* [Requirement]: Repeat the data word for word. Do not include the pictures.

* [Data lines]:
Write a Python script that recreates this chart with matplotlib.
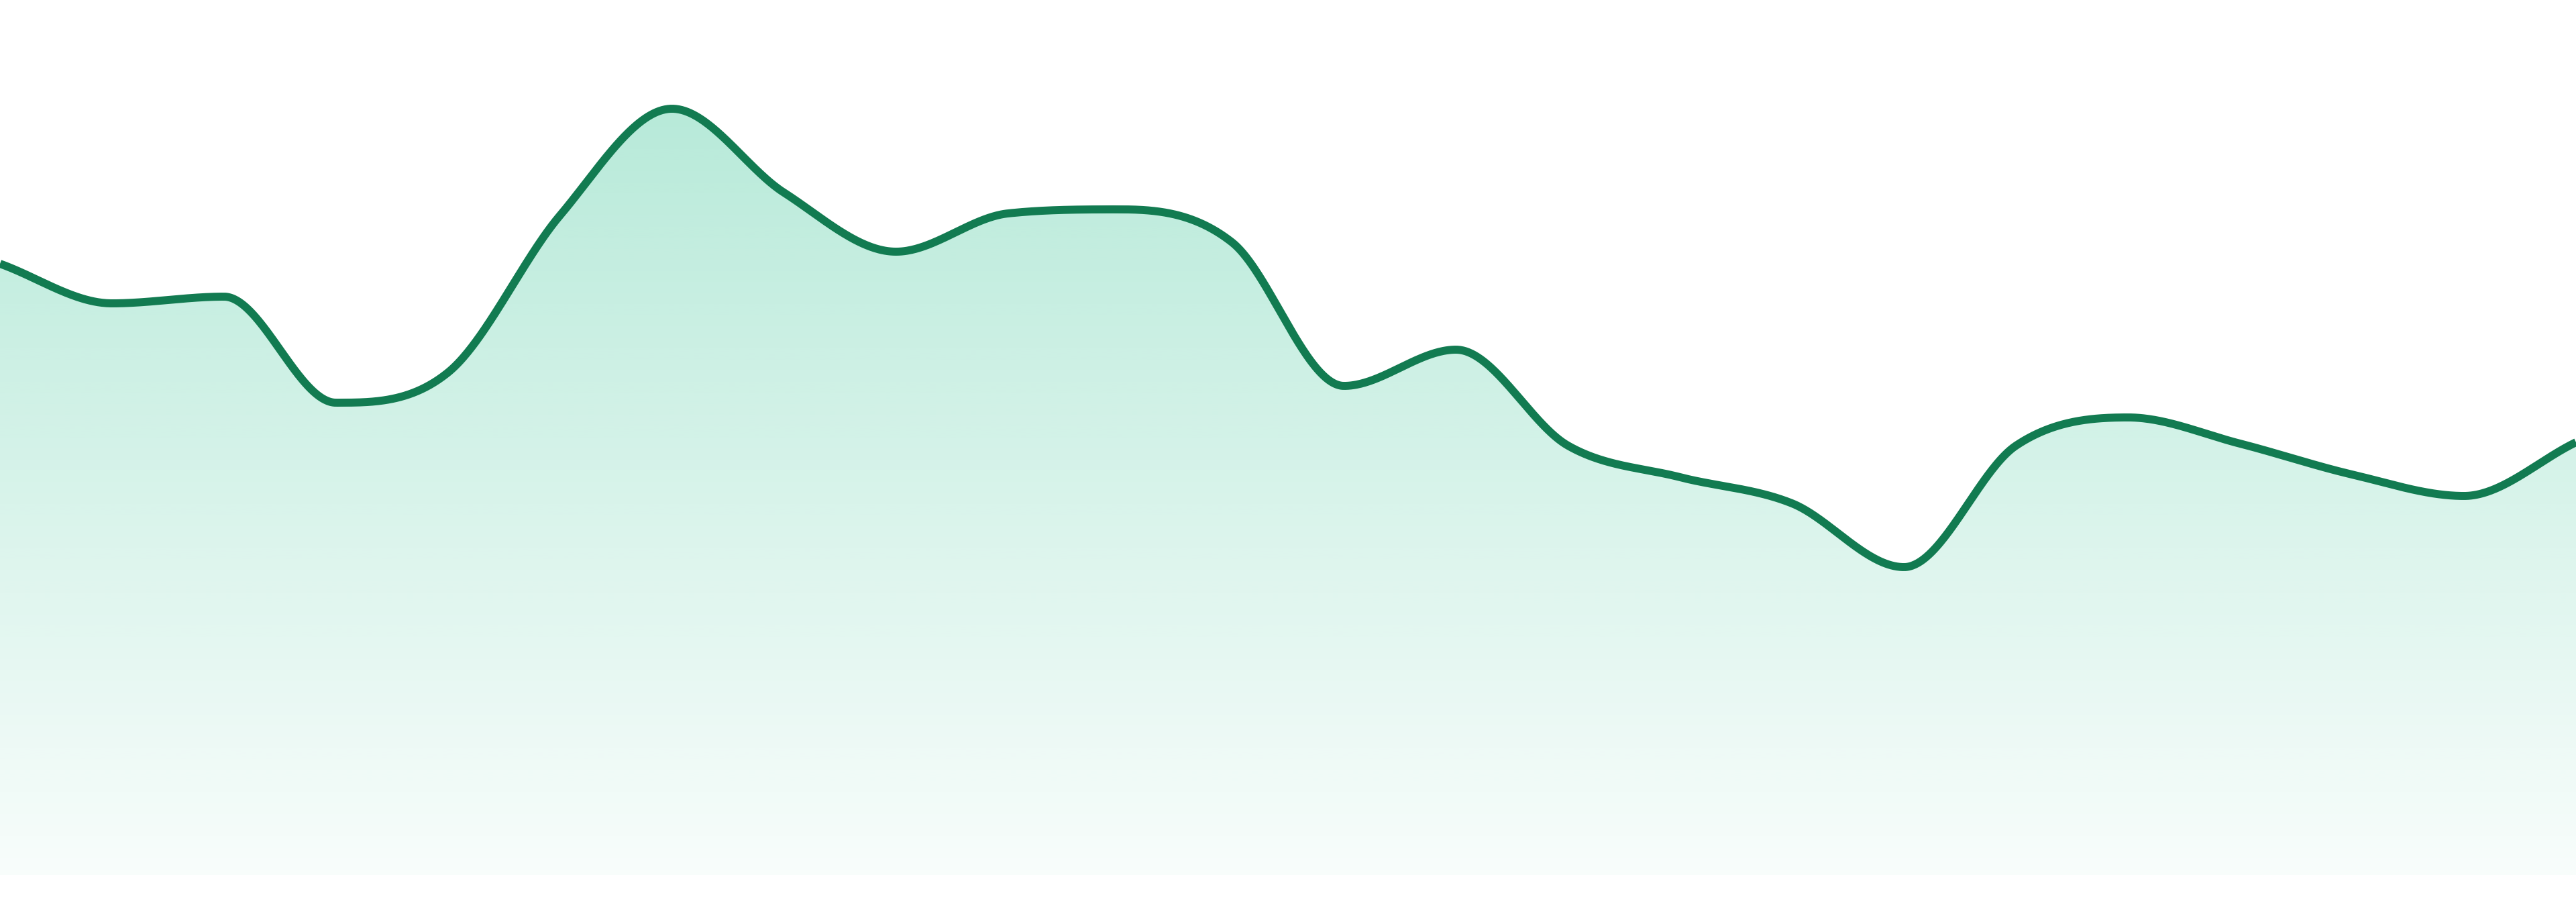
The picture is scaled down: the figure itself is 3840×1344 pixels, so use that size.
import numpy as np
import matplotlib
matplotlib.use("Agg")
import matplotlib.pyplot as plt
from matplotlib.colors import to_rgb

# ---- data ----
index = list(range(24))
values = [91.1, 85.2, 86.2, 70.4, 74.9, 98.3, 114.2, 101.7, 92.9, 98.6, 99.2, 94.3,
          72.9, 78.3, 64.0, 59.3, 55.4, 45.9, 64.0, 68.2, 64.3, 59.7, 56.5, 64.5]

line_color = "#127b51"
fill_color = "#10b981"


def monotone_fc(x, y, n=80):
    """Fritsch-Carlson monotone cubic (as used by Chart.js 'monotone')."""
    x = np.asarray(x, float)
    y = np.asarray(y, float)
    m = len(x)
    h = np.diff(x)
    d = np.diff(y) / h
    t = np.zeros(m)
    t[0] = d[0]
    t[-1] = d[-1]
    for i in range(1, m - 1):
        if d[i - 1] == 0 or d[i] == 0 or np.sign(d[i - 1]) != np.sign(d[i]):
            t[i] = 0.0
        else:
            t[i] = (d[i - 1] + d[i]) / 2
    for i in range(m - 1):
        if abs(d[i]) < 1e-12:
            t[i] = t[i + 1] = 0.0
            continue
        a = t[i] / d[i]
        b = t[i + 1] / d[i]
        s = a * a + b * b
        if s > 9:
            tau = 3 / np.sqrt(s)
            t[i] = tau * a * d[i]
            t[i + 1] = tau * b * d[i]
    xs, ys = [], []
    for i in range(m - 1):
        u = np.linspace(0, 1, n, endpoint=(i == m - 2))
        dx = h[i]
        p0 = np.array([x[i], y[i]])
        p3 = np.array([x[i + 1], y[i + 1]])
        p1 = np.array([x[i] + dx / 3, y[i] + dx / 3 * t[i]])
        p2 = np.array([x[i + 1] - dx / 3, y[i + 1] - dx / 3 * t[i + 1]])
        b = ((1 - u) ** 3)[:, None] * p0 + (3 * (1 - u) ** 2 * u)[:, None] * p1 \
            + (3 * (1 - u) * u ** 2)[:, None] * p2 + (u ** 3)[:, None] * p3
        xs.append(b[:, 0])
        ys.append(b[:, 1])
    return np.concatenate(xs), np.concatenate(ys)


fig = plt.figure(figsize=(38.4, 13.44), dpi=100, facecolor="white")
ax = fig.add_axes([0, 0, 1, 1])
ax.set_xlim(index[0], index[-1])
ax.set_ylim(-4, 130.4)
ax.axis("off")

xs, ys = monotone_fc(index, values)

poly = ax.fill_between(xs, ys, 0, color="none", linewidth=0)
ymax = max(values)
rgb = to_rgb(fill_color)
grad = np.zeros((256, 2, 4))
grad[..., 0], grad[..., 1], grad[..., 2] = rgb
alpha = np.linspace(0.30, 0.03, 256)  # top -> bottom
grad[..., 3] = alpha[:, None]
im = ax.imshow(grad, extent=[index[0], index[-1], 0, ymax], origin="upper",
               aspect="auto", interpolation="bilinear", zorder=1)
clip = poly.get_paths()[0]
im.set_clip_path(clip, transform=ax.transData)

ax.plot(xs, ys, color=line_color, linewidth=8.6, solid_capstyle="butt",
        solid_joinstyle="round", zorder=3)

fig.savefig("out.png", dpi=100, facecolor="white")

* [Exercise response]:
Write a Python script that recreates this chart with matplotlib.
The picture is scaled down: the figure itself is 3840×1344 pixels, so use that size.
import numpy as np
import matplotlib
matplotlib.use("Agg")
import matplotlib.pyplot as plt
from matplotlib.colors import to_rgb

# ---- data ----
index = list(range(24))
values = [91.1, 85.2, 86.2, 70.4, 74.9, 98.3, 114.2, 101.7, 92.9, 98.6, 99.2, 94.3,
          72.9, 78.3, 64.0, 59.3, 55.4, 45.9, 64.0, 68.2, 64.3, 59.7, 56.5, 64.5]

line_color = "#127b51"
fill_color = "#10b981"


def monotone_fc(x, y, n=80):
    """Fritsch-Carlson monotone cubic (as used by Chart.js 'monotone')."""
    x = np.asarray(x, float)
    y = np.asarray(y, float)
    m = len(x)
    h = np.diff(x)
    d = np.diff(y) / h
    t = np.zeros(m)
    t[0] = d[0]
    t[-1] = d[-1]
    for i in range(1, m - 1):
        if d[i - 1] == 0 or d[i] == 0 or np.sign(d[i - 1]) != np.sign(d[i]):
            t[i] = 0.0
        else:
            t[i] = (d[i - 1] + d[i]) / 2
    for i in range(m - 1):
        if abs(d[i]) < 1e-12:
            t[i] = t[i + 1] = 0.0
            continue
        a = t[i] / d[i]
        b = t[i + 1] / d[i]
        s = a * a + b * b
        if s > 9:
            tau = 3 / np.sqrt(s)
            t[i] = tau * a * d[i]
            t[i + 1] = tau * b * d[i]
    xs, ys = [], []
    for i in range(m - 1):
        u = np.linspace(0, 1, n, endpoint=(i == m - 2))
        dx = h[i]
        p0 = np.array([x[i], y[i]])
        p3 = np.array([x[i + 1], y[i + 1]])
        p1 = np.array([x[i] + dx / 3, y[i] + dx / 3 * t[i]])
        p2 = np.array([x[i + 1] - dx / 3, y[i + 1] - dx / 3 * t[i + 1]])
        b = ((1 - u) ** 3)[:, None] * p0 + (3 * (1 - u) ** 2 * u)[:, None] * p1 \
            + (3 * (1 - u) * u ** 2)[:, None] * p2 + (u ** 3)[:, None] * p3
        xs.append(b[:, 0])
        ys.append(b[:, 1])
    return np.concatenate(xs), np.concatenate(ys)


fig = plt.figure(figsize=(38.4, 13.44), dpi=100, facecolor="white")
ax = fig.add_axes([0, 0, 1, 1])
ax.set_xlim(index[0], index[-1])
ax.set_ylim(-4, 130.4)
ax.axis("off")

xs, ys = monotone_fc(index, values)

poly = ax.fill_between(xs, ys, 0, color="none", linewidth=0)
ymax = max(values)
rgb = to_rgb(fill_color)
grad = np.zeros((256, 2, 4))
grad[..., 0], grad[..., 1], grad[..., 2] = rgb
alpha = np.linspace(0.30, 0.03, 256)  # top -> bottom
grad[..., 3] = alpha[:, None]
im = ax.imshow(grad, extent=[index[0], index[-1], 0, ymax], origin="upper",
               aspect="auto", interpolation="bilinear", zorder=1)
clip = poly.get_paths()[0]
im.set_clip_path(clip, transform=ax.transData)

ax.plot(xs, ys, color=line_color, linewidth=8.6, solid_capstyle="butt",
        solid_joinstyle="round", zorder=3)

fig.savefig("out.png", dpi=100, facecolor="white")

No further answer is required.